* START *

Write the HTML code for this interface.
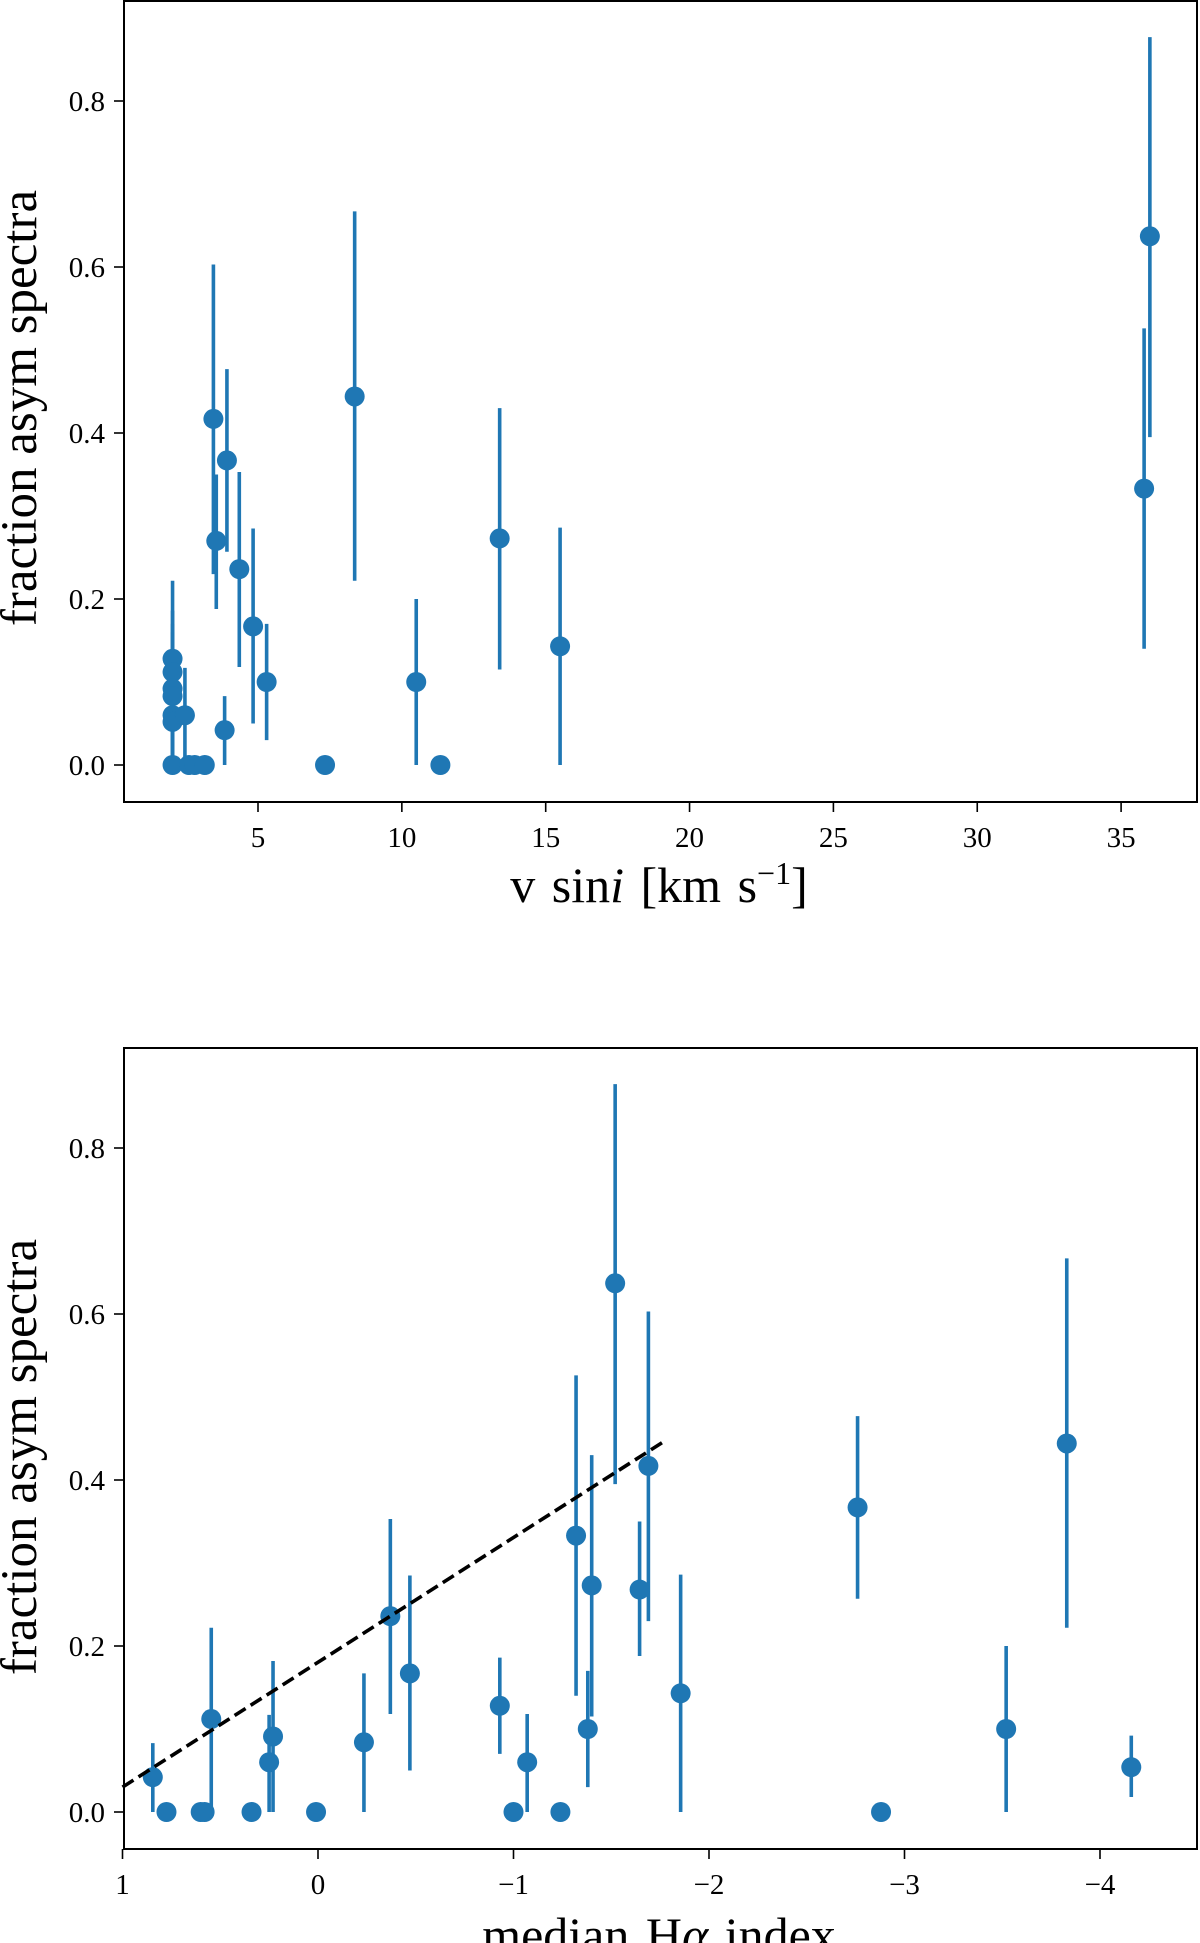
<!DOCTYPE html>
<html><head><meta charset="utf-8"><style>
html,body{margin:0;padding:0;background:#fff;}
svg{display:block;font-family:"Liberation Serif","DejaVu Serif",serif;}
</style></head><body>
<svg id="fig" width="1200" height="1943" viewBox="0 0 1200 1943" xmlns="http://www.w3.org/2000/svg"></svg>
<script>
// Top panel data: v sin i
const vsini = [2.03,2.03,2.03,2.03,2.03,2.03,2.03,2.46,2.6,2.8,3.15,3.45,3.55,3.84,3.92,4.35,4.83,5.3,7.33,8.36,10.5,11.34,13.4,15.5,35.8,36.0];
const topFrac = [0,0.128,0.112,0.092,0.083,0.06,0.052,0.06,0,0,0,0.417,0.27,0.042,0.367,0.236,0.167,0.1,0,0.444,0.1,0,0.273,0.143,0.333,0.637];
const topLo = [0,0.07,0,0.03,0,0,0,0,0,0,0,0.23,0.188,0,0.257,0.118,0.05,0.03,0,0.222,0,0,0.115,0,0.14,0.395];
const topHi = [0,0.186,0.222,0.16,0.17,0.117,0.1,0.117,0,0,0,0.603,0.35,0.083,0.477,0.353,0.285,0.17,0,0.667,0.2,0,0.43,0.286,0.526,0.877];
const topXTicks = [5,10,15,20,25,30,35];
const yTicks = [0.0,0.2,0.4,0.6,0.8];
// Bottom panel data: median Halpha index
const halpha = [0.845,0.775,0.60,0.58,0.546,0.34,0.25,0.23,0.01,-0.235,-0.37,-0.47,-0.93,-1.0,-1.07,-1.24,-1.32,-1.38,-1.40,-1.52,-1.645,-1.69,-1.855,-2.76,-2.88,-3.52,-3.83,-4.16];
const botFrac = [0.042,0,0,0,0.112,0,0.06,0.091,0,0.084,0.236,0.167,0.128,0,0.06,0,0.333,0.1,0.273,0.637,0.268,0.417,0.143,0.367,0,0.1,0.444,0.054];
const botLo = [0,0,0,0,0,0,0,0,0,0,0.118,0.05,0.07,0,0,0,0.14,0.03,0.115,0.395,0.188,0.23,0,0.257,0,0,0.222,0.018];
const botHi = [0.083,0,0,0,0.222,0,0.117,0.182,0,0.167,0.353,0.285,0.186,0,0.118,0,0.526,0.17,0.43,0.877,0.35,0.603,0.286,0.477,0,0.2,0.667,0.092];
const botXTicks = [1,0,-1,-2,-3,-4];
const fitX = [1,-1.78];
const fitY = [0.03,0.448];

const NS="http://www.w3.org/2000/svg";
const svg=document.getElementById('fig');
function mk(tag,attrs,parent){const e=document.createElementNS(NS,tag);for(const k in attrs)e.setAttribute(k,attrs[k]);(parent||svg).appendChild(e);return e;}
const blue="#1f77b4";

function panel(name,top,xf,yf,xs,ys,lo,hi,xticks,xlabelHTML,xlabelY,ylabelCY,fmt){
  const L=124,R=1197,T=top,B=top+802;
  const g=mk('g',{});
  
  
  for(let i=0;i<xs.length;i++){
    if(hi[i]>lo[i]){
      const l=mk('line',{x1:xf(xs[i]),x2:xf(xs[i]),y1:yf(lo[i]),y2:yf(hi[i]),stroke:blue,'stroke-width':3.6},g);
      
      
    }
  }
  for(let i=0;i<xs.length;i++){
    const c=mk('circle',{cx:xf(xs[i]),cy:yf(ys[i]),r:10,fill:blue},g);
    
    
  }
  const f=mk('rect',{x:L,y:T+1,width:R-L,height:B-T-1,fill:'none',stroke:'#000','stroke-width':2},g);
  
  
  yTicks.forEach(v=>{
    const y=yf(v);
    mk('line',{x1:L-10,x2:L,y1:y,y2:y,stroke:'#000','stroke-width':1.6},g);
    const t=mk('text',{x:L-19,y:y+10,'font-size':29,'text-anchor':'end'},g);
    
    
    t.textContent=v.toFixed(1);
  });
  xticks.forEach(v=>{
    const x=xf(v);
    mk('line',{x1:x,x2:x,y1:B,y2:B+10,stroke:'#000','stroke-width':1.6},g);
    const t=mk('text',{x:x,y:B+45,'font-size':29,'text-anchor':'middle'},g);
    
    
    t.textContent=fmt(v);
  });
  const xl=mk('text',{x:659,y:xlabelY,'font-size':50,'text-anchor':'middle','word-spacing':4},g);
  
  
  xl.innerHTML=xlabelHTML;
  const yl=mk('text',{x:0,y:0,'font-size':51,'text-anchor':'middle',transform:`translate(36,${ylabelCY}) rotate(-90)`},g);
  
  
  yl.textContent='fraction asym spectra';
  return g;
}

// top
const xTop=v=>258+(v-5)*28.77;
const yTop=v=>765-v*830;
panel('vsini-panel',0,xTop,yTop,vsini,topFrac,topLo,topHi,topXTicks,
  'v sin<tspan font-style="italic">i</tspan>  [km s<tspan baseline-shift="super" font-size="32">−1</tspan>]',902,408,v=>String(v));

// bottom
const xBot=h=>318-h*195.5;
const yBot=v=>1812-v*830;
const gb=panel('halpha-panel',1047,xBot,yBot,halpha,botFrac,botLo,botHi,botXTicks,
  'median H<tspan font-style="italic">α</tspan> index',1952,1457,v=>v<0?'−'+Math.abs(v):String(v));
const fit=mk('line',{x1:xBot(fitX[0]),y1:yBot(fitY[0]),x2:xBot(fitX[1]),y2:yBot(fitY[1]),stroke:'#000','stroke-width':3.6,'stroke-dasharray':'13,6'},gb);


</script>
</body></html>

* END *

Reproduce the full listing faithfully, but do not carry over any pictures.

## Answer to this problem
Write the HTML code for this interface.
<!DOCTYPE html>
<html><head><meta charset="utf-8"><style>
html,body{margin:0;padding:0;background:#fff;}
svg{display:block;font-family:"Liberation Serif","DejaVu Serif",serif;}
</style></head><body>
<svg id="fig" width="1200" height="1943" viewBox="0 0 1200 1943" xmlns="http://www.w3.org/2000/svg"></svg>
<script>
// Top panel data: v sin i
const vsini = [2.03,2.03,2.03,2.03,2.03,2.03,2.03,2.46,2.6,2.8,3.15,3.45,3.55,3.84,3.92,4.35,4.83,5.3,7.33,8.36,10.5,11.34,13.4,15.5,35.8,36.0];
const topFrac = [0,0.128,0.112,0.092,0.083,0.06,0.052,0.06,0,0,0,0.417,0.27,0.042,0.367,0.236,0.167,0.1,0,0.444,0.1,0,0.273,0.143,0.333,0.637];
const topLo = [0,0.07,0,0.03,0,0,0,0,0,0,0,0.23,0.188,0,0.257,0.118,0.05,0.03,0,0.222,0,0,0.115,0,0.14,0.395];
const topHi = [0,0.186,0.222,0.16,0.17,0.117,0.1,0.117,0,0,0,0.603,0.35,0.083,0.477,0.353,0.285,0.17,0,0.667,0.2,0,0.43,0.286,0.526,0.877];
const topXTicks = [5,10,15,20,25,30,35];
const yTicks = [0.0,0.2,0.4,0.6,0.8];
// Bottom panel data: median Halpha index
const halpha = [0.845,0.775,0.60,0.58,0.546,0.34,0.25,0.23,0.01,-0.235,-0.37,-0.47,-0.93,-1.0,-1.07,-1.24,-1.32,-1.38,-1.40,-1.52,-1.645,-1.69,-1.855,-2.76,-2.88,-3.52,-3.83,-4.16];
const botFrac = [0.042,0,0,0,0.112,0,0.06,0.091,0,0.084,0.236,0.167,0.128,0,0.06,0,0.333,0.1,0.273,0.637,0.268,0.417,0.143,0.367,0,0.1,0.444,0.054];
const botLo = [0,0,0,0,0,0,0,0,0,0,0.118,0.05,0.07,0,0,0,0.14,0.03,0.115,0.395,0.188,0.23,0,0.257,0,0,0.222,0.018];
const botHi = [0.083,0,0,0,0.222,0,0.117,0.182,0,0.167,0.353,0.285,0.186,0,0.118,0,0.526,0.17,0.43,0.877,0.35,0.603,0.286,0.477,0,0.2,0.667,0.092];
const botXTicks = [1,0,-1,-2,-3,-4];
const fitX = [1,-1.78];
const fitY = [0.03,0.448];

const NS="http://www.w3.org/2000/svg";
const svg=document.getElementById('fig');
function mk(tag,attrs,parent){const e=document.createElementNS(NS,tag);for(const k in attrs)e.setAttribute(k,attrs[k]);(parent||svg).appendChild(e);return e;}
const blue="#1f77b4";

function panel(name,top,xf,yf,xs,ys,lo,hi,xticks,xlabelHTML,xlabelY,ylabelCY,fmt){
  const L=124,R=1197,T=top,B=top+802;
  const g=mk('g',{});
  
  
  for(let i=0;i<xs.length;i++){
    if(hi[i]>lo[i]){
      const l=mk('line',{x1:xf(xs[i]),x2:xf(xs[i]),y1:yf(lo[i]),y2:yf(hi[i]),stroke:blue,'stroke-width':3.6},g);
      
      
    }
  }
  for(let i=0;i<xs.length;i++){
    const c=mk('circle',{cx:xf(xs[i]),cy:yf(ys[i]),r:10,fill:blue},g);
    
    
  }
  const f=mk('rect',{x:L,y:T+1,width:R-L,height:B-T-1,fill:'none',stroke:'#000','stroke-width':2},g);
  
  
  yTicks.forEach(v=>{
    const y=yf(v);
    mk('line',{x1:L-10,x2:L,y1:y,y2:y,stroke:'#000','stroke-width':1.6},g);
    const t=mk('text',{x:L-19,y:y+10,'font-size':29,'text-anchor':'end'},g);
    
    
    t.textContent=v.toFixed(1);
  });
  xticks.forEach(v=>{
    const x=xf(v);
    mk('line',{x1:x,x2:x,y1:B,y2:B+10,stroke:'#000','stroke-width':1.6},g);
    const t=mk('text',{x:x,y:B+45,'font-size':29,'text-anchor':'middle'},g);
    
    
    t.textContent=fmt(v);
  });
  const xl=mk('text',{x:659,y:xlabelY,'font-size':50,'text-anchor':'middle','word-spacing':4},g);
  
  
  xl.innerHTML=xlabelHTML;
  const yl=mk('text',{x:0,y:0,'font-size':51,'text-anchor':'middle',transform:`translate(36,${ylabelCY}) rotate(-90)`},g);
  
  
  yl.textContent='fraction asym spectra';
  return g;
}

// top
const xTop=v=>258+(v-5)*28.77;
const yTop=v=>765-v*830;
panel('vsini-panel',0,xTop,yTop,vsini,topFrac,topLo,topHi,topXTicks,
  'v sin<tspan font-style="italic">i</tspan>  [km s<tspan baseline-shift="super" font-size="32">−1</tspan>]',902,408,v=>String(v));

// bottom
const xBot=h=>318-h*195.5;
const yBot=v=>1812-v*830;
const gb=panel('halpha-panel',1047,xBot,yBot,halpha,botFrac,botLo,botHi,botXTicks,
  'median H<tspan font-style="italic">α</tspan> index',1952,1457,v=>v<0?'−'+Math.abs(v):String(v));
const fit=mk('line',{x1:xBot(fitX[0]),y1:yBot(fitY[0]),x2:xBot(fitX[1]),y2:yBot(fitY[1]),stroke:'#000','stroke-width':3.6,'stroke-dasharray':'13,6'},gb);


</script>
</body></html>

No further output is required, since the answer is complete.